In connection with Mr. Haynes' resignation as Chief Executive Officer, the Company and Mr. Haynes entered into a Separation Agreement and Mutual General Release, dated as of March 16, 2009, pursuant to which the Company and Mr. Haynes have agreed to a mutual release of claims. Pursuant to that Agreement, in addition to Mr. Haynes' compensation accrued through the termination date of his employment, the Company agreed to: (i) pay Mr. Haynes the sum of $298,000 in installments over a period of 12 months, (ii) pay his COBRA health insurance premiums for a period of up to 18 months or until Mr. Haynes ceases to be eligible for Cobra benefits or obtains other employment that provides him with health insurance benefits, whichever is the sooner to occur, and (iii) reimburse Mr. Haynes for the costs, not to exceed $30,000, for outplacement services and up to $20,000 of any out of pocket expenses he may incur in connection with his separation from service.

Separately, Mr. Haynes was awarded a discretionary bonus of $54,000 for his efforts in planning and implementing the termination of the Company's jewelry businesses, which was completed at the end of February, 2009.

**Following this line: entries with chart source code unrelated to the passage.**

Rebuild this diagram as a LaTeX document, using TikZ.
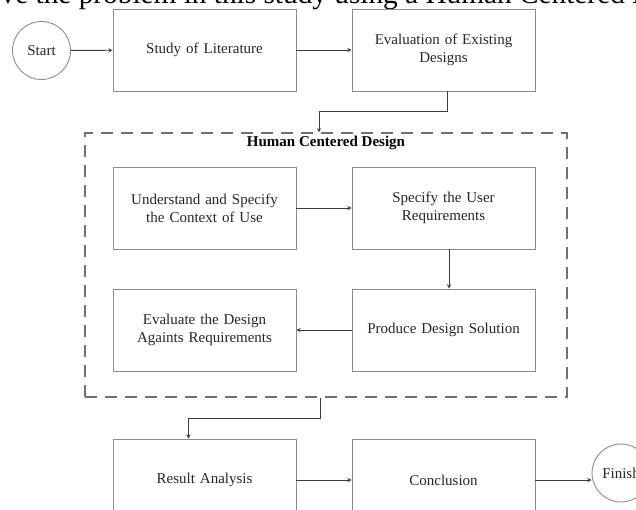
\documentclass[tikz,border=0pt]{standalone}
\usepackage{fontspec}
\setmainfont{Liberation Serif}
\usepackage{tikz}
\usetikzlibrary{arrows}

\definecolor{boxgray}{HTML}{8C8C8C}
\definecolor{flowgray}{HTML}{3C3C3C}
\definecolor{dashgray}{HTML}{707070}

\begin{document}
\begin{tikzpicture}
	[
		x=1pt, y=-1pt,
		box/.style={draw=boxgray, line width=0.9pt, minimum width=183pt, minimum height=82pt,
			text width=170pt, align=center, text=black!85, font=\fontsize{15}{18}\selectfont},
		term/.style={circle, draw=boxgray, line width=0.9pt, minimum size=58pt, inner sep=0pt,
			text=black!85, font=\fontsize{15}{18}\selectfont},
		flow/.style={-stealth, flowgray, line width=0.9pt},
		group/.style={draw=dashgray, line width=1.2pt, dash pattern=on 12pt off 8pt}
	]
	
	% Fix the frame.
	\clip (0,0) rectangle (636,510);
	
	% Cut-off line of the page above.
	\node[anchor=base west, inner sep=0pt, font=\fontsize{29.3}{33}\selectfont] (caption) at (0.5,4)
		{ve the problem in this study using a Human Centered Design};
	
	% First row.
	\node[term] (start) at (41.5,50.5) {Start};
	\node[box] (lit) at (204.5,50) {Study of Literature};
	\node[box] (eval) at (443.5,50) {Evaluation of Existing\\Designs};
	
	% Human centered design group.
	\node[group, minimum width=482pt, minimum height=264pt, inner sep=0pt] (hcd) at (326,265) {};
	\node[anchor=north, inner sep=3pt, font=\fontsize{15}{18}\selectfont\bfseries] (hcdtitle)
		at (hcd.north) {Human Centered Design};
	\node[box] (ctx) at (204.5,208) {Understand and Specify\\the Context of Use};
	\node[box] (req) at (443.5,208) {Specify the User\\Requirements};
	\node[box] (evd) at (204.5,330) {Evaluate the Design\\Againts Requirements};
	\node[box] (sol) at (443.5,330) {Produce Design Solution};
	
	% Last row.
	\node[box] (res) at (204.5,480) {Result Analysis};
	\node[box] (conc) at (443.5,480) {Conclusion};
	\node[term] (finish) at (621,473) {Finish};
	
	% Turning points.
	\coordinate (in1) at (319,111);
	\coordinate (out1) at (320,418);
	
	% Connectors.
	\draw[flow] (start) -- (lit);
	\draw[flow] (lit) -- (eval);
	\draw[flow] ([xshift=3.5pt]eval.south) |- (in1) -- (in1 |- hcd.north);
	\draw[flow] (ctx) -- (req);
	\draw[flow] ([xshift=5.5pt]req.south) -- ([xshift=5.5pt]sol.north);
	\draw[flow] (sol) -- (evd);
	\draw[flow] (out1 |- hcd.south) -- (out1) -| ([xshift=-16pt]res.north);
	\draw[flow] (res) -- (conc);
	\draw[flow] (conc.east) -- (conc.east -| finish.west);
\end{tikzpicture}
\end{document}
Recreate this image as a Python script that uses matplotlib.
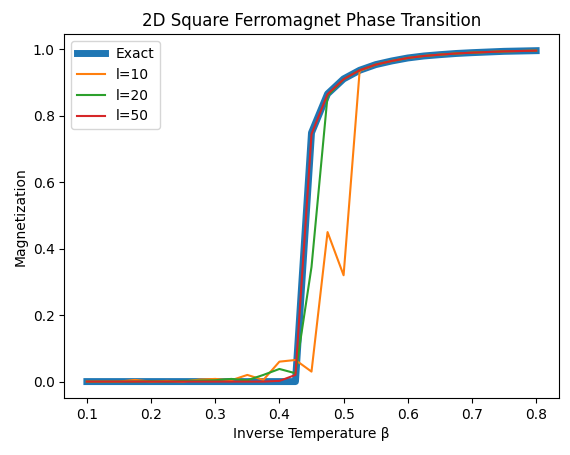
import matplotlib
matplotlib.use("Agg")
import matplotlib.pyplot as plt

beta = [0.1, 0.125, 0.15, 0.175, 0.2, 0.225, 0.25, 0.275, 0.3, 0.325, 0.35,
        0.375, 0.4, 0.425, 0.45, 0.475, 0.5, 0.525, 0.55, 0.575, 0.6, 0.625,
        0.65, 0.675, 0.7, 0.725, 0.75, 0.775, 0.8]
tail = [0.937, 0.954, 0.965, 0.974, 0.980, 0.984, 0.9875, 0.990, 0.992,
        0.994, 0.995, 0.996]
exact = [0.0] * 14 + [0.749, 0.866, 0.911] + tail
l10 = [0.0, 0.0, 0.0, 0.005, 0.0, 0.002, 0.0, 0.006, 0.008, 0.004, 0.02,
       0.005, 0.06, 0.065, 0.03, 0.45, 0.32, 0.935] + tail[1:]
l20 = [0.0, 0.0, 0.0, 0.0, 0.001, 0.0, 0.002, 0.003, 0.004, 0.008, 0.004,
       0.02, 0.038, 0.025, 0.345, 0.86, 0.91] + tail
l50 = [0.0] * 12 + [0.002, 0.02, 0.745, 0.865, 0.91] + tail

fig, ax = plt.subplots(figsize=(5.7, 4.55), dpi=100)
ax.plot(beta, exact, lw=5, label="Exact")
ax.plot(beta, l10, label="l=10")
ax.plot(beta, l20, label="l=20")
ax.plot(beta, l50, label="l=50")
ax.set_title("2D Square Ferromagnet Phase Transition")
ax.set_xlabel("Inverse Temperature β")
ax.set_ylabel("Magnetization")
ax.legend(loc="upper left")
fig.subplots_adjust(left=0.113, right=0.98, bottom=0.125, top=0.925)
fig.savefig("out.png")
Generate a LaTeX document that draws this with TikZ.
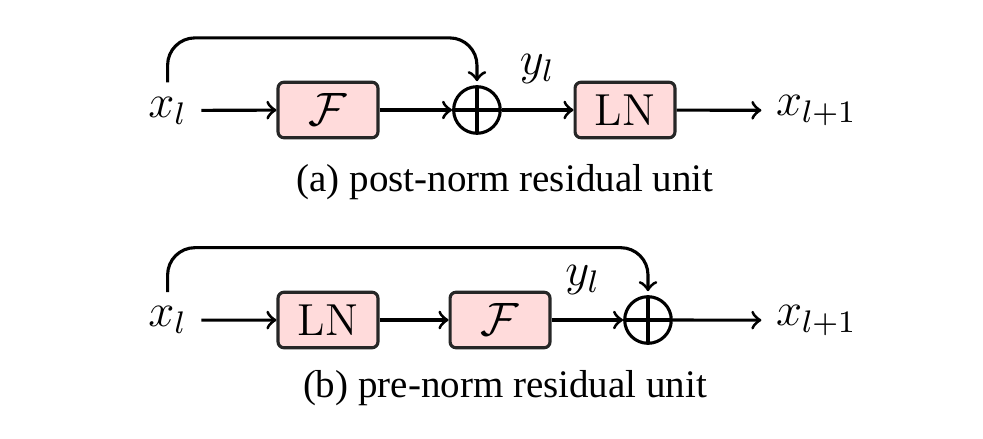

Mr. McConnell, age 43, has served as a member of the Board of Directors of the Company since mid-2007. From 1995 until September 2008, he was a Managing Director of Shamrock Capital Advisors, Inc., which is a manager of private equity, real estate and direct investment funds, including the Shamrock Activist Value Funds. Mr. McConnell also served as a member of that firm's Executive Committee. Prior to joining Shamrock in 1994, he held various management positions at PepsiCo, Merrill Lynch and Kidder Peabody. Mr. McConnell formerly served on the board of directors of iPass, Inc., Ansell Limited, Nuplex Industries, Force Corporation, and Port-link International. He also serves on the Board of Governors of Opportunity International. He received his Bachelor of Arts in economics from Harvard University and a Masters of Business Administration (with distinction - Shermet Scholar) from the Darden School of the University of Virginia.

Mr. McConnell will receive a salary of $15,000 per month for his service as the Company's interim CEO. Mr. McConnell will continue to receive compensation for his service on the Company's Board of Directors in an amount and on the same terms that independent directors receive compensation for their service as members of the Board.



Item 7.01 Regulation FD Disclosure.

On March 16, 2009, the Company issued a press release announcing the resignation of Mr. Haynes as the Company's CEO and the appointment of Mr. McConnell as interim CEO. A copy of the press release is attached as Exhibit 99.1 to this Current Report on Form 8-K and is incorporated herein by reference.

In accordance with General Instruction B. 2 of Form 8-K, the information in this Item 7.01 and Exhibit 99.1 hereto are being furnished and shall not be deemed "filed" for purposes of Section 18 of the Securities Exchange Act of 1934, as amended, or otherwise subject to the liabilities of that Section, nor shall such information be deemed incorporated by reference in any filing under the Securities Act of 1933, as amended.




Item 9.01 Financial Statements and Exhibits.

(d) Exhibits.

Exhibit No.                     Description
   99.1       Press Release issued by Collectors Universe,
              Inc. on March 16, 2009 announcing resignation
              of Michael R. Haynes as CEO and appointment of
              Michael J. McConnell as interim CEO.